SET TASK:
Give back the full listing verbatim, apart from its images.

──────────

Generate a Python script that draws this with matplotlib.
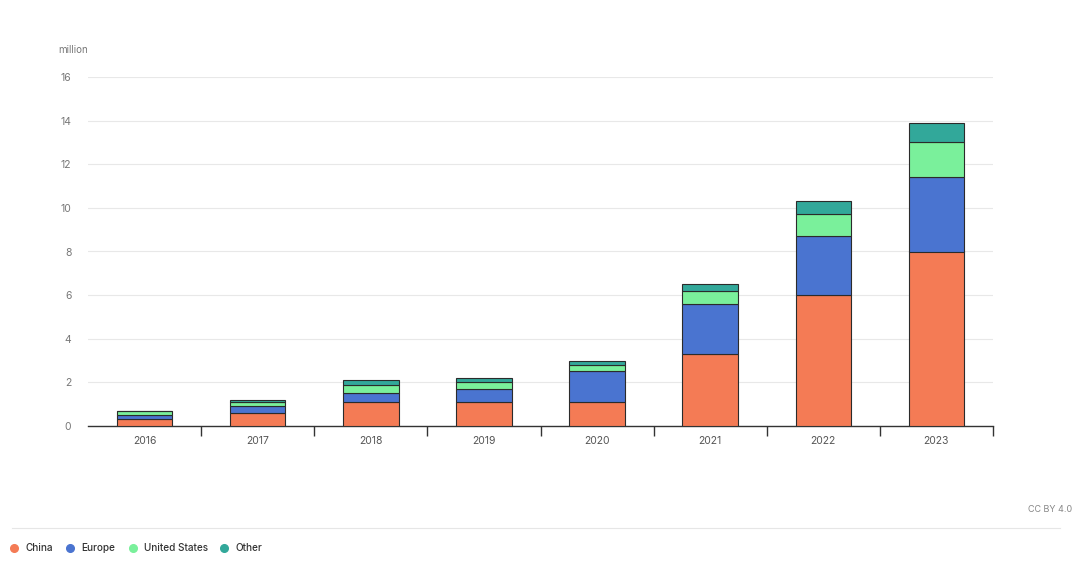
import matplotlib
matplotlib.use("Agg")
import matplotlib.pyplot as plt
from matplotlib.lines import Line2D
import numpy as np

plt.rcParams['font.family'] = ['Inter', 'DejaVu Sans']

years = ["2016", "2017", "2018", "2019", "2020", "2021", "2022", "2023"]
china = [0.30, 0.58, 1.09, 1.09, 1.10, 3.30, 6.00, 8.00]
europe = [0.20, 0.34, 0.41, 0.61, 1.42, 2.30, 2.70, 3.40]
united_states = [0.17, 0.19, 0.38, 0.30, 0.28, 0.60, 1.00, 1.60]
other = [0.04, 0.10, 0.22, 0.20, 0.18, 0.30, 0.60, 0.90]
series_names = ["China", "Europe", "United States", "Other"]
series_colors = ["#f47b55", "#4a74d0", "#7af09b", "#32a89a"]
yticks = [0, 2, 4, 6, 8, 10, 12, 14, 16]

fig = plt.figure(figsize=(10.8, 5.62), dpi=100)
ax = fig.add_axes([88/1080, 1-426/562, (993-88)/1080, (426-77)/562])

x = np.arange(len(years))
bottom = np.zeros(len(years))
for vals, col in zip([china, europe, united_states, other], series_colors):
    ax.bar(x, vals, width=0.49, bottom=bottom, color=col, edgecolor="#2b2b2b",
           linewidth=0.8, zorder=3)
    bottom += np.array(vals)

ax.set_xlim(-0.5, len(years) - 0.5)
ax.set_ylim(0, 16)
ax.set_yticks(yticks)
ax.set_yticklabels([str(t) for t in yticks])
ax.grid(axis="y", color="#e8e8e8", linewidth=0.8, zorder=0)
for s in ["top", "right", "left"]:
    ax.spines[s].set_visible(False)
ax.spines["bottom"].set_color("#333333")
ax.spines["bottom"].set_linewidth(1.0)
ax.tick_params(axis="y", length=0, labelsize=7.5, labelcolor="#777777", pad=12)
ax.set_xticks(x)
ax.set_xticklabels(years)
ax.tick_params(axis="x", which="major", length=0, labelsize=7.5, labelcolor="#555555", pad=7)
ax.set_xticks(np.arange(1, len(years) + 1) - 0.5, minor=True)
ax.tick_params(axis="x", which="minor", length=7, width=1.0, color="#333333", direction="out")

fig.text(58/1080, 1-50/562, "million", fontsize=7, color="#777777", va="center", ha="left")

# bottom separator line
fig.add_artist(Line2D([12/1080, 1060/1080], [1-528/562, 1-528/562], color="#e6e6e6", linewidth=0.8))

# legend
lx = [14, 70, 133, 224]
for px, name, col in zip(lx, series_names, series_colors):
    fig.add_artist(Line2D([px/1080], [1-548/562], marker="o", markersize=5.5,
                          color=col, linestyle="none"))
    fig.text((px + 11)/1080, 1-548/562, name, fontsize=7.2, color="#333333",
             va="center", ha="left", fontweight="medium")

fig.text(1072/1080, 1-510/562, "CC BY 4.0", fontsize=6.5, color="#888888",
         va="center", ha="right")

fig.savefig("out.png", dpi=100)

──────────

RESPONSE FOR THIS EXERCISE:
Generate a Python script that draws this with matplotlib.
import matplotlib
matplotlib.use("Agg")
import matplotlib.pyplot as plt
from matplotlib.lines import Line2D
import numpy as np

plt.rcParams['font.family'] = ['Inter', 'DejaVu Sans']

years = ["2016", "2017", "2018", "2019", "2020", "2021", "2022", "2023"]
china = [0.30, 0.58, 1.09, 1.09, 1.10, 3.30, 6.00, 8.00]
europe = [0.20, 0.34, 0.41, 0.61, 1.42, 2.30, 2.70, 3.40]
united_states = [0.17, 0.19, 0.38, 0.30, 0.28, 0.60, 1.00, 1.60]
other = [0.04, 0.10, 0.22, 0.20, 0.18, 0.30, 0.60, 0.90]
series_names = ["China", "Europe", "United States", "Other"]
series_colors = ["#f47b55", "#4a74d0", "#7af09b", "#32a89a"]
yticks = [0, 2, 4, 6, 8, 10, 12, 14, 16]

fig = plt.figure(figsize=(10.8, 5.62), dpi=100)
ax = fig.add_axes([88/1080, 1-426/562, (993-88)/1080, (426-77)/562])

x = np.arange(len(years))
bottom = np.zeros(len(years))
for vals, col in zip([china, europe, united_states, other], series_colors):
    ax.bar(x, vals, width=0.49, bottom=bottom, color=col, edgecolor="#2b2b2b",
           linewidth=0.8, zorder=3)
    bottom += np.array(vals)

ax.set_xlim(-0.5, len(years) - 0.5)
ax.set_ylim(0, 16)
ax.set_yticks(yticks)
ax.set_yticklabels([str(t) for t in yticks])
ax.grid(axis="y", color="#e8e8e8", linewidth=0.8, zorder=0)
for s in ["top", "right", "left"]:
    ax.spines[s].set_visible(False)
ax.spines["bottom"].set_color("#333333")
ax.spines["bottom"].set_linewidth(1.0)
ax.tick_params(axis="y", length=0, labelsize=7.5, labelcolor="#777777", pad=12)
ax.set_xticks(x)
ax.set_xticklabels(years)
ax.tick_params(axis="x", which="major", length=0, labelsize=7.5, labelcolor="#555555", pad=7)
ax.set_xticks(np.arange(1, len(years) + 1) - 0.5, minor=True)
ax.tick_params(axis="x", which="minor", length=7, width=1.0, color="#333333", direction="out")

fig.text(58/1080, 1-50/562, "million", fontsize=7, color="#777777", va="center", ha="left")

# bottom separator line
fig.add_artist(Line2D([12/1080, 1060/1080], [1-528/562, 1-528/562], color="#e6e6e6", linewidth=0.8))

# legend
lx = [14, 70, 133, 224]
for px, name, col in zip(lx, series_names, series_colors):
    fig.add_artist(Line2D([px/1080], [1-548/562], marker="o", markersize=5.5,
                          color=col, linestyle="none"))
    fig.text((px + 11)/1080, 1-548/562, name, fontsize=7.2, color="#333333",
             va="center", ha="left", fontweight="medium")

fig.text(1072/1080, 1-510/562, "CC BY 4.0", fontsize=6.5, color="#888888",
         va="center", ha="right")

fig.savefig("out.png", dpi=100)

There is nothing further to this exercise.